### SOURCE DATA
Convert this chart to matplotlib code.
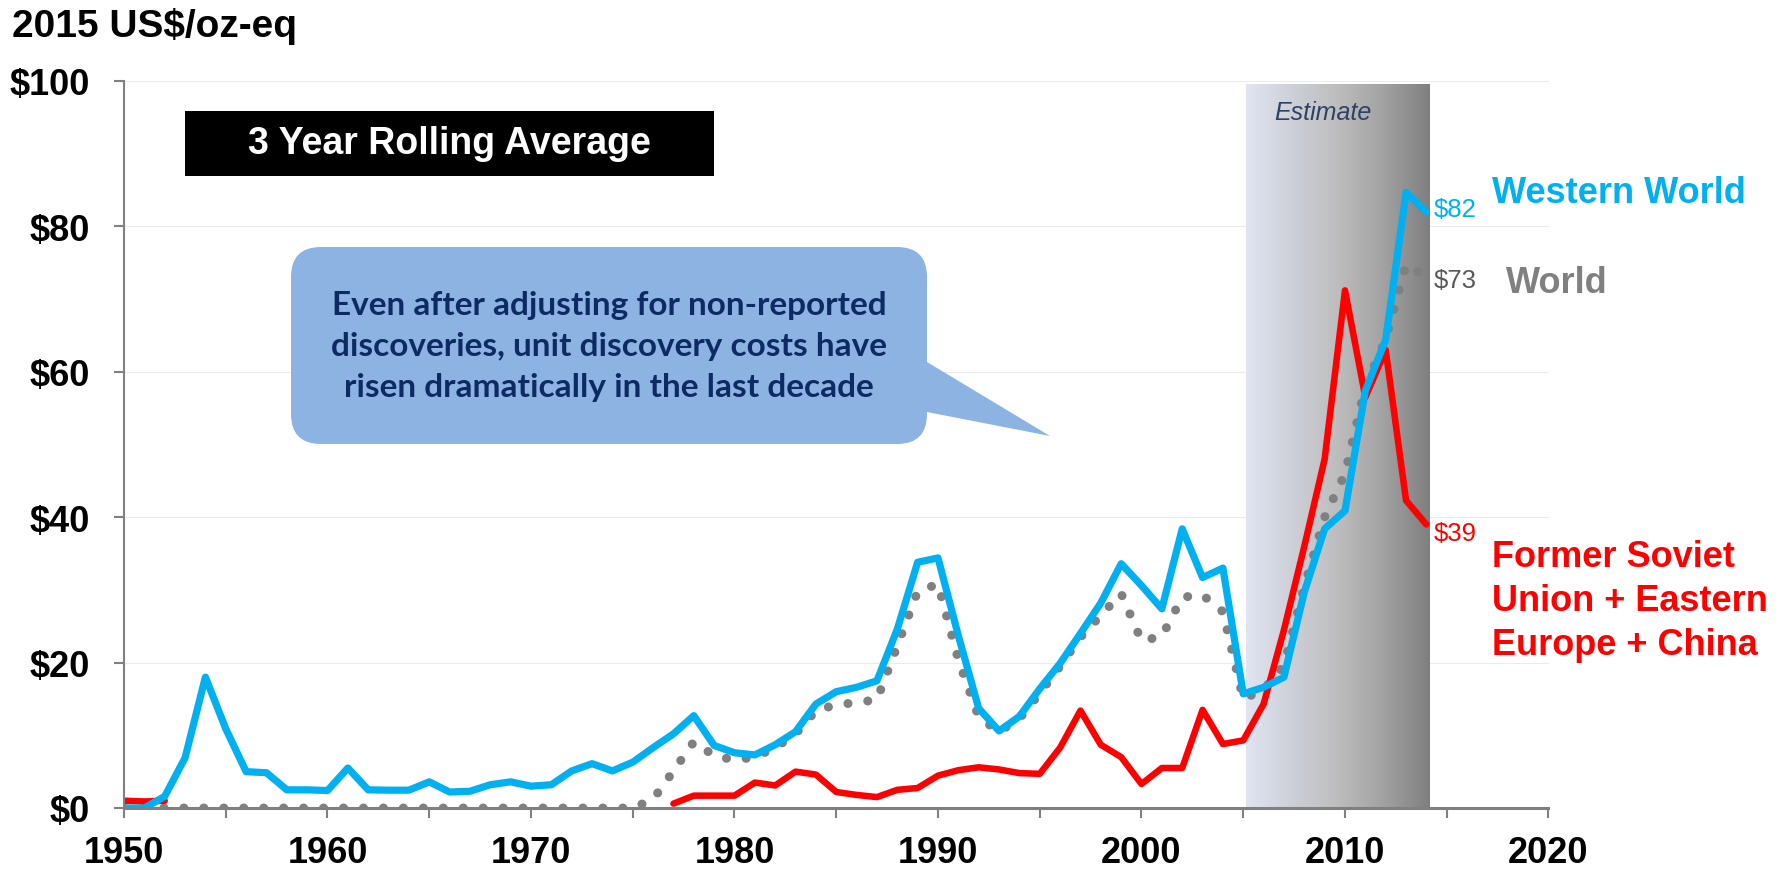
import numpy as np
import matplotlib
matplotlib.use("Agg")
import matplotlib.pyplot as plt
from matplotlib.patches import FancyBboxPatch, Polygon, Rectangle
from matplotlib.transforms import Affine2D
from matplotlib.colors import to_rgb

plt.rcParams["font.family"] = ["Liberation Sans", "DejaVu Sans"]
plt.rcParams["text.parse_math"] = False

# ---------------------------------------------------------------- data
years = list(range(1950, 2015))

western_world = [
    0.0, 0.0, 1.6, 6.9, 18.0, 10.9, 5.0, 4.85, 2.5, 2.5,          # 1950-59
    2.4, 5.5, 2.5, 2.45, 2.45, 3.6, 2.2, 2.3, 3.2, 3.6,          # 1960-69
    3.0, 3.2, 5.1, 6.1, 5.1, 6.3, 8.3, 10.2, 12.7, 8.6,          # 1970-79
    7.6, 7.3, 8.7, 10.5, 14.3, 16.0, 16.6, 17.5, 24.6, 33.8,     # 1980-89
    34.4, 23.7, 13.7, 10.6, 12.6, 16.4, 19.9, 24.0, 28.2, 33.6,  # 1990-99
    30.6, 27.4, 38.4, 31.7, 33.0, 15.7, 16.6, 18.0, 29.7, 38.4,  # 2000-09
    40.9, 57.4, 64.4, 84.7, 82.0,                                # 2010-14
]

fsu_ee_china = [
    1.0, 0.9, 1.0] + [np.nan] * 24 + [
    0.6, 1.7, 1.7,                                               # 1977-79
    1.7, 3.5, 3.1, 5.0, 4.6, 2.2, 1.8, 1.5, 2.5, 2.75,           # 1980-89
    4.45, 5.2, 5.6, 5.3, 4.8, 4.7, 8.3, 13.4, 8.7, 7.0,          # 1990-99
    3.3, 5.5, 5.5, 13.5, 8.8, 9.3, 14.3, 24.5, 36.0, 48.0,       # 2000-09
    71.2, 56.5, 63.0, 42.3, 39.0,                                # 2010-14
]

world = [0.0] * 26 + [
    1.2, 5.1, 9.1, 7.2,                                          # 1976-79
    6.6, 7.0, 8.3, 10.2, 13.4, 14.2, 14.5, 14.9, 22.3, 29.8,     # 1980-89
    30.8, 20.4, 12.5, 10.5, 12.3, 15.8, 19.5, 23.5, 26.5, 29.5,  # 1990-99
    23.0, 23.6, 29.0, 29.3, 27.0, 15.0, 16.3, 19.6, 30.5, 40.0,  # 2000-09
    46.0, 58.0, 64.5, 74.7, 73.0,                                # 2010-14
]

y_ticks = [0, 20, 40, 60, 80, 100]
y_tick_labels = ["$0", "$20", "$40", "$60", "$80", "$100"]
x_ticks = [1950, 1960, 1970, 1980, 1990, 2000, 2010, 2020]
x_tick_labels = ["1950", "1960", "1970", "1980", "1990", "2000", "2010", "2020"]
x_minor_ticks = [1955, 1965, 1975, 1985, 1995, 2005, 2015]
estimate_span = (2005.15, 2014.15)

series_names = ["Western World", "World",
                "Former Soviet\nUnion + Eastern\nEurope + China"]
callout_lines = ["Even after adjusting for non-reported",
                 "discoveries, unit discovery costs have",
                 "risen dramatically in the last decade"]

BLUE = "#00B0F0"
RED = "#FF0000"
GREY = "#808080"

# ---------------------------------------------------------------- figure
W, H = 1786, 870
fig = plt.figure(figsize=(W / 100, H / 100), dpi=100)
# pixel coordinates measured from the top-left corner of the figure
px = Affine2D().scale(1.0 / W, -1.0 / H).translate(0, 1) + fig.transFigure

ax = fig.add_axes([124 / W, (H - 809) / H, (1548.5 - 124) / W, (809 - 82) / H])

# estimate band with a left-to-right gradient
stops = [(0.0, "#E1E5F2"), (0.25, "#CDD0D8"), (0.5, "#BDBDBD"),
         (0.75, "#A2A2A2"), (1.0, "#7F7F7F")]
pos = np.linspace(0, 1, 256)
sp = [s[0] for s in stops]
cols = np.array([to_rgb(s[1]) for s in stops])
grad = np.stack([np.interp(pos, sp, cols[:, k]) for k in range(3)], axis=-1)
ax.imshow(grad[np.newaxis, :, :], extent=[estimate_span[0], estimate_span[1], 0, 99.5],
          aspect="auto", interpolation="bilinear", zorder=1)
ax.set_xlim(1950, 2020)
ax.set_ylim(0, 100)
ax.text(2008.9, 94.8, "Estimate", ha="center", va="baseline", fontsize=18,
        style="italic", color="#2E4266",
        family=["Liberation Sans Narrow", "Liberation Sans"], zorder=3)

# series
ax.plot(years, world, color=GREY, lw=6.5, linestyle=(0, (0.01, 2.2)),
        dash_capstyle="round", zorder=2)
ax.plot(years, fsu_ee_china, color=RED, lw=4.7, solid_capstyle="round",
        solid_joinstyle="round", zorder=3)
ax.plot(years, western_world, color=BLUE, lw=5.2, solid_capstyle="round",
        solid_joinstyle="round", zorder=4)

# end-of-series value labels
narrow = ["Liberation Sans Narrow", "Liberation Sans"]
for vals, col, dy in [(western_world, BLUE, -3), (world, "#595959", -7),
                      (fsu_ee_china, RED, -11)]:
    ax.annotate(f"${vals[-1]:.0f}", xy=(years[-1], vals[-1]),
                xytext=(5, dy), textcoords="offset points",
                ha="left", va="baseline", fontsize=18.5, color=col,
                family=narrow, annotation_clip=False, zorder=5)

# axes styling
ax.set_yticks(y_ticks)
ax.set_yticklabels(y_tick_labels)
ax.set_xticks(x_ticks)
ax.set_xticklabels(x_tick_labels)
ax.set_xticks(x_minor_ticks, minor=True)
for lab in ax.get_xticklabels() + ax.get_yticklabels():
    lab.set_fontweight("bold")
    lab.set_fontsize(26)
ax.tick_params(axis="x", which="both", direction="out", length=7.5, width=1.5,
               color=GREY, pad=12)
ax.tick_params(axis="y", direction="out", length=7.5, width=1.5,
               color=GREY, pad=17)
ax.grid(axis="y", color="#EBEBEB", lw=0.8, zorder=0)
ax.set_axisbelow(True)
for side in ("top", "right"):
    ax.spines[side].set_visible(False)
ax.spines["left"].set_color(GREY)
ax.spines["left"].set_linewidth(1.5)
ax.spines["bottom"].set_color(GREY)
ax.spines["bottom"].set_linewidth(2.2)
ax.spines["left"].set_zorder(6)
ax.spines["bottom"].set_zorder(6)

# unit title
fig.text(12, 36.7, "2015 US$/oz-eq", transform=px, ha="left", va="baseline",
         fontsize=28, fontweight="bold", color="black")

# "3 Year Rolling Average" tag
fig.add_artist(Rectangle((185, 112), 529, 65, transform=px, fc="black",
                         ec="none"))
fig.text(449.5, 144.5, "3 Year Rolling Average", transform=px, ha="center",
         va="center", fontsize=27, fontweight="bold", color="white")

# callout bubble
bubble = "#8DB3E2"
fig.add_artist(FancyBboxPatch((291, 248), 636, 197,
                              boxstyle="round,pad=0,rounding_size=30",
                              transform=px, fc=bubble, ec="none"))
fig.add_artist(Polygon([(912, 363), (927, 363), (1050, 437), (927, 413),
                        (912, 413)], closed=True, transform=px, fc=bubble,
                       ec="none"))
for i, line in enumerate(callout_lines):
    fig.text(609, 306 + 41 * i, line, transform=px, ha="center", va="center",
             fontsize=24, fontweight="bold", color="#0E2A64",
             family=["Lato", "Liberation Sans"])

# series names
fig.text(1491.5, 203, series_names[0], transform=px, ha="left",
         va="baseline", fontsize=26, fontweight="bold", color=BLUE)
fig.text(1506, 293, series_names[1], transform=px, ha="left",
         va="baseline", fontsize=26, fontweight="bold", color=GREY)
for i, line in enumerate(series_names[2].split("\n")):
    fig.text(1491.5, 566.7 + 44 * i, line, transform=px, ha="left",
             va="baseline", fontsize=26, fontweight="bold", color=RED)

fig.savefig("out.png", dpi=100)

### DIRECTIONS
The word "matplotlib" may appear on some lines. Report how many lines hold it, giving the number alone.

### SOLVED EXERCISE
7